Si leur facture offre le même caractère convenu, les recueils suivants ne manquent ni de délicatesse, ni de bonheurs d’expression, ni d’émotivité. L’auteur, visiblement, est un être animé d’une intense vie intérieure. Préfaçant La tapisserie de Pénélope (1946), il tente de définir la poésie comme une interrogation sans cesse déçue sur la vie, une intuition totale de l’être nourrie par le vécu et la mémoire, « l’art de relier l’homme au Grand Tout ». Se référant à Rilke, à Ronsard, il plaide pour une poésie « pleine » qui tendrait à la vérité, au ton juste, au meilleur de nous-mêmes. Les recueils suivants manifestent le même idéalisme, le même traditionalisme assumé, frisant souvent le prosaïque. « Il y a longtemps que chez R.B. le moraliste lutte avec le poète », écrit Marcel Thiry à propos du Nègre de Chicago, Albert Ayguesparse soulignant « plusieurs passages où l’on retrouve les angoisses majeures de notre temps ». Bodart semble décidément voué à une poésie penseuse quand parait La route du sel (1964) : imaginaire du vertige et du dédoublement, de la cruauté et de la sexualité, écriture discontinue, formules lapidaires… mais retour final au style classique pour un bilan existentiel désenchanté. Manifestement, l’auteur a subi l’influence éphémère d’un écorché vif – l’épigraphe du recueil est empruntée à Antonin Artaud. Les derniers recueils renouent en effet avec le style accoutumé, le poète s’interrogeant sur son identité profonde et son impénétrable destin : « cette psychogenèse par le chant fut l’art royal auquel le poète voua sa vie », écrit sa femme romancière.
Le second volume de la réédition, Dialogues, regroupe trois essais : Dialogues européens (1950), Dialogues africains (1952) et Mes Amériques (1956), suivis d’un article de 1952 sur Israël. Ces textes de réflexion sont donc de vingt ans postérieurs à l’entrée en poésie. L’auteur y confronte Montaigne, Pascal, Shakespeare, mais aussi des auteurs et des philosophes du 20e siècle. S’il fait œuvre intelligente de littérature comparée, il mène simultanément un réquisitoire contre l’esprit de clan. « L’homme-qui-n’adhère-pas est suspect aux yeux de tous. Adhérer n’est cependant pas nécessairement une vertu », écrit-il, prenant position dans la controverse – vive en ces années-là – quant à l’engagement des écrivains et des artistes. À l’exclusion de doctrines comme le marxisme ou le surréalisme, Bodart est curieux de multiples courants littéraires ou philosophiques, passés ou présents, recueillant les apports qu’il juge les plus pertinents. Cet éclectisme généralisé traduit un grand désir : transcender clivages et polémiques, ne laisser échapper rien d’humainement précieux, éviter toute rancœur, atteindre de la sorte une sagesse supérieure sans restriction à priori, et sans élaboration de quelque système conceptuel.
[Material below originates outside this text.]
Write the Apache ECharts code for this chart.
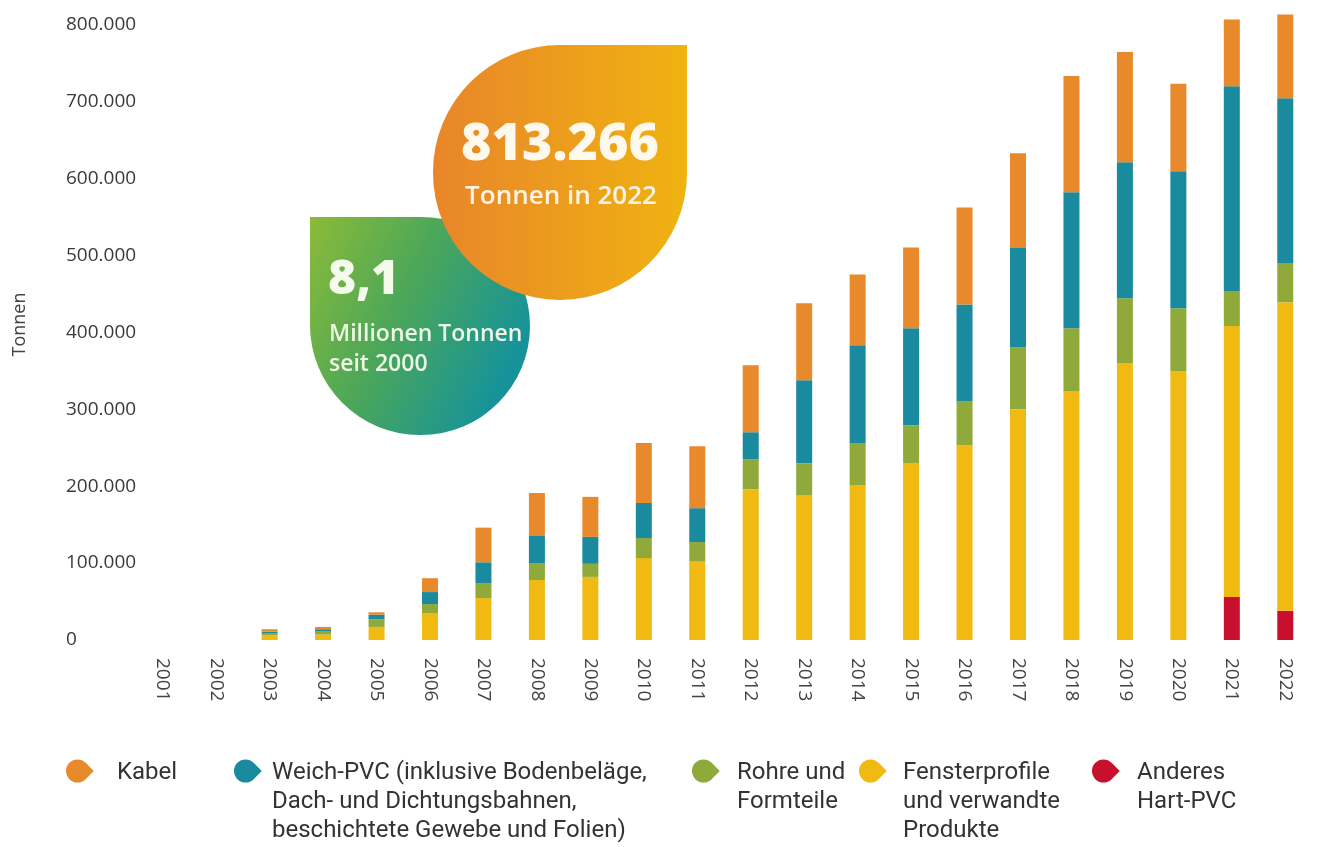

Une telle disposition d’esprit s’épanouit dans l’essai sur le Congo, à la fois récit de voyage, décryptage de la mentalité africaine, réflexions sur le colonialisme. Comme on le verra dans Mes Amériques, les conversations sont désormais mises en avant, le monologisme des débuts faisant place à l’écoute et à l’échange. À la fin d’une soirée de chants katangais, l’auteur, écrit-il, a intensément ressenti « la profondeur de la condition humaine qui nous unit par-delà toutes les différences qui nous séparent », formule dont on note l’idéalisme très consensuel. Pourtant, Bodart n’est ni paternaliste, ni ethnologue. C’est un homme sensible, ouvert, qui voudrait se dégager de tout préjugé européen, s’imprégner de la culture bantoue dont il retire peu à peu une leçon de vie empreinte de religiosité. On peut s’en étonner, lui qui a fait ses études à l’athénée et à l’U.L.B. Or, d’un père athée et d’une mère catholique – comme son épouse Thérèse –, il est constamment attiré par diverses formes de spiritualité, anciennes ou actuelles, quoique sans y adhérer : pour lui, il existe au-delà du rationnel une dimension difficile à définir, mais sans laquelle la condition humaine serait infirme.
Apparemment plus anecdotique, Mes Amériques relate un voyage aux U.S.A. où l’auteur, une fois de plus, est attentif aux propos tenus, aux signes, aux mentalités qui transparaissent. Avec ce relativisme qui lui est cher, il souligne de manière insistante les contrastes Blancs/Noirs, chrétienté/judéité, États-Unis/Europe. Évoquant les premiers colons du Mayflower, il note que « leur fanatisme se nommait dissidence, ce qui est un des noms secrets de la liberté ». Une pensée semblable anime les Dialogues israëliens, où la réflexion est aimantée par le spectacle de Jérusalem, son histoire, l’antagonisme qui s’y expose entre division et unité… Sans conteste, c’est dans l’essai que Bodart trouve sa pleine mesure : cartésien, cultivé, il aime communiquer et dialoguer, comme le prouve la grande aisance, disons même le charme de son écriture. Ses Dialogues n’en offrent qu’une vue partielle, puisqu’il a également publié une trentaine de monographies, à propos de M. Thiry, Ch. Plisnier, E. Dubrunfaut, I. Iankelevici, etc. Aussi est-il regrettable que le volume ne comporte pas de bibliographie. Il n’empêche : ce cocktail de curiosité, de savoir, d’altruisme et de tolérance conserve aujourd’hui un grand pouvoir de séduction.